We are in the midst of a very rapid and large shift in human consciousness regarding questions of war and peace. As recently as 1980, one of the main preoccupations of the peace movement was how to inform and arouse the public about the dangers of nuclear war. Given the current front-page stories on the nuclear issue, it is hard to remember that the 1970s saw very little public discussion of the nuclear peril. Very few church bodies or religious leaders were speaking out. No mass movement was addressing itself to stopping the arms race.
Now the concern is so widespread that one commentator estimates that the peace and anti-nuclear movements have involved a greater number of people from a wider variety of backgrounds in more countries than any other issue of our century. In the United States more than 11 million citizens have voted in favor of a nuclear freeze.
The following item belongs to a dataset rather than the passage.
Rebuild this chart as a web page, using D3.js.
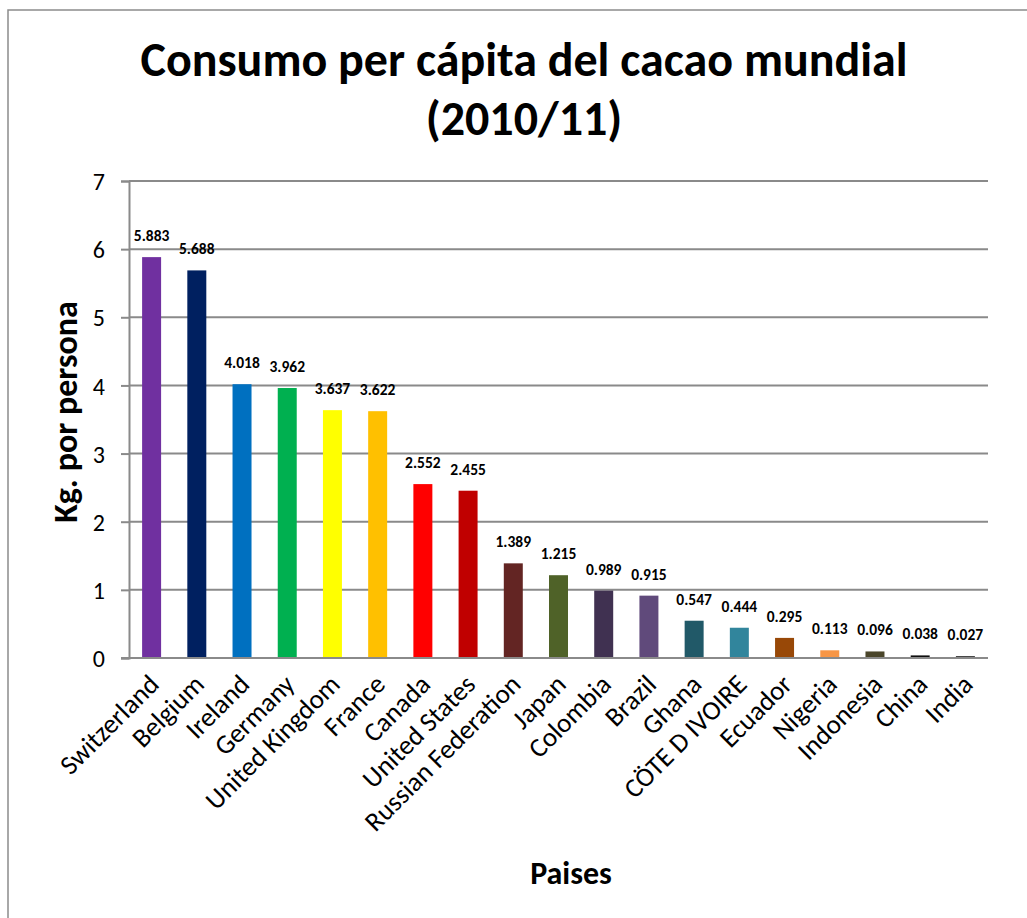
<!DOCTYPE html>
<html>
<head>
<meta charset="utf-8">
<script src="https://cdn.jsdelivr.net/npm/d3@7"></script>
<style>
  html, body { margin: 0; padding: 0; background: #fff; }
  svg { display: block; font-family: Carlito, Lato, "Open Sans", sans-serif; }
</style>
</head>
<body>
<svg id="chart" width="1027" height="918"></svg>
<script>
// Per-capita cocoa consumption, 2010/11 (kg per person)
const countries = ["Switzerland", "Belgium", "Ireland", "Germany", "United Kingdom", "France",
  "Canada", "United States", "Russian Federation", "Japan", "Colombia", "Brazil", "Ghana",
  "CÖTE D IVOIRE", "Ecuador", "Nigeria", "Indonesia", "China", "India"];
const consumption = [5.883, 5.688, 4.018, 3.962, 3.637, 3.622, 2.552, 2.455, 1.389, 1.215,
  0.989, 0.915, 0.547, 0.444, 0.295, 0.113, 0.096, 0.038, 0.027];
const barColors = ["#7030A0", "#002060", "#0070C0", "#00B050", "#FFFF00", "#FFC000",
  "#FF0000", "#C00000", "#632523", "#4F6228", "#403151", "#604A7B", "#215968",
  "#31859C", "#984807", "#F79646", "#4A452A", "#0D0D0D", "#262626"];
const yTicks = [0, 1, 2, 3, 4, 5, 6, 7];
const titleLines = ["Consumo per cápita del cacao mundial", "(2010/11)"];
const yTitle = "Kg. por persona";
const xTitle = "Paises";

const svg = d3.select("#chart");
const plot = { left: 129, right: 988, top: 181, bottom: 658 };

// outer chart frame
svg.append("rect")
  .attr("x", 8).attr("y", 10)
  .attr("width", 1100).attr("height", 1000)
  .attr("fill", "none").attr("stroke", "#8c8c8c").attr("stroke-width", 1.5);

const x = d3.scaleBand().domain(countries).range([plot.left, plot.right]).paddingInner(0.58).paddingOuter(0.29);
const y = d3.scaleLinear().domain([0, 7]).range([plot.bottom, plot.top]);

// horizontal gridlines
svg.append("g").selectAll("line").data(yTicks.filter(t => t > 0)).join("line")
  .attr("x1", plot.left).attr("x2", plot.right)
  .attr("y1", d => y(d)).attr("y2", d => y(d))
  .attr("stroke", "#8a8a8a").attr("stroke-width", 2);

// y axis
const yAxis = svg.append("g").attr("transform", `translate(${plot.left},0)`)
  .call(d3.axisLeft(y).tickValues(yTicks).tickSize(8).tickPadding(16).tickFormat(d3.format("d")));
yAxis.select(".domain").attr("stroke", "#8a8a8a").attr("stroke-width", 2);
yAxis.selectAll(".tick line").attr("stroke", "#8a8a8a").attr("stroke-width", 2);
yAxis.selectAll(".tick text").attr("font-size", 24).attr("fill", "#000")
  .attr("font-family", "Carlito, Lato, sans-serif").attr("dy", "0.36em");

// bars
svg.append("g").selectAll("rect").data(countries).join("rect")
  .attr("x", d => x(d))
  .attr("width", x.bandwidth())
  .attr("y", (d, i) => y(consumption[i]))
  .attr("height", (d, i) => y(0) - y(consumption[i]))
  .attr("fill", (d, i) => barColors[i]);

// x axis baseline
svg.append("line")
  .attr("x1", plot.left - 8).attr("x2", plot.right)
  .attr("y1", y(0)).attr("y2", y(0))
  .attr("stroke", "#8a8a8a").attr("stroke-width", 2);

// value labels
svg.append("g").selectAll("text").data(countries).join("text")
  .attr("x", d => x(d) + x.bandwidth() / 2)
  .attr("y", (d, i) => y(consumption[i]) - 16)
  .attr("text-anchor", "middle")
  .attr("font-size", 15.5).attr("font-weight", "bold").attr("fill", "#000")
  .text((d, i) => d3.format(".3f")(consumption[i]));

// category labels, rotated
svg.append("g").selectAll("text").data(countries).join("text")
  .attr("transform", d => `translate(${x(d) + x.bandwidth() / 2 + 9},${y(0) + 28}) rotate(-45)`)
  .attr("text-anchor", "end")
  .attr("font-size", 27).attr("fill", "#000")
  .text(d => d);

// title
svg.append("g").selectAll("text").data(titleLines).join("text")
  .attr("x", 524).attr("y", (d, i) => 76 + i * 59)
  .attr("text-anchor", "middle")
  .attr("font-size", 48).attr("font-weight", "bold").attr("fill", "#000")
  .text(d => d);

// axis titles
svg.append("text")
  .attr("transform", `translate(77,412) rotate(-90)`)
  .attr("text-anchor", "middle")
  .attr("font-size", 34).attr("font-weight", "bold").attr("fill", "#000")
  .text(yTitle);

svg.append("text")
  .attr("x", 571).attr("y", 884)
  .attr("text-anchor", "middle")
  .attr("font-size", 32).attr("font-weight", "bold").attr("fill", "#000")
  .text(xTitle);
</script>
</body>
</html>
And the largest demonstration in U.S. history addressed itself to disarmament on June 12, 1982, in New York City.
Hundreds of thousands of Europeans have demonstrated for the same cause. Millions of people around the world are deeply concerned and are becoming active in disarmament advocacy. Religious leaders have come out so strongly that U.S. News and World Report describes them as "the key force behind the American anti-war crusade." This burst of interest and activity has come about in less than three years.
These millions of newly involved peace advocates are looking for practical answers as to how the world can back away from the nuclear abyss. If they find meaningful answers and creative ways to act, they will stay involved and will draw in others. Their involvement in the nuclear freeze movement shows the power of a creative idea to involve people in meaningful, large-scale peace action.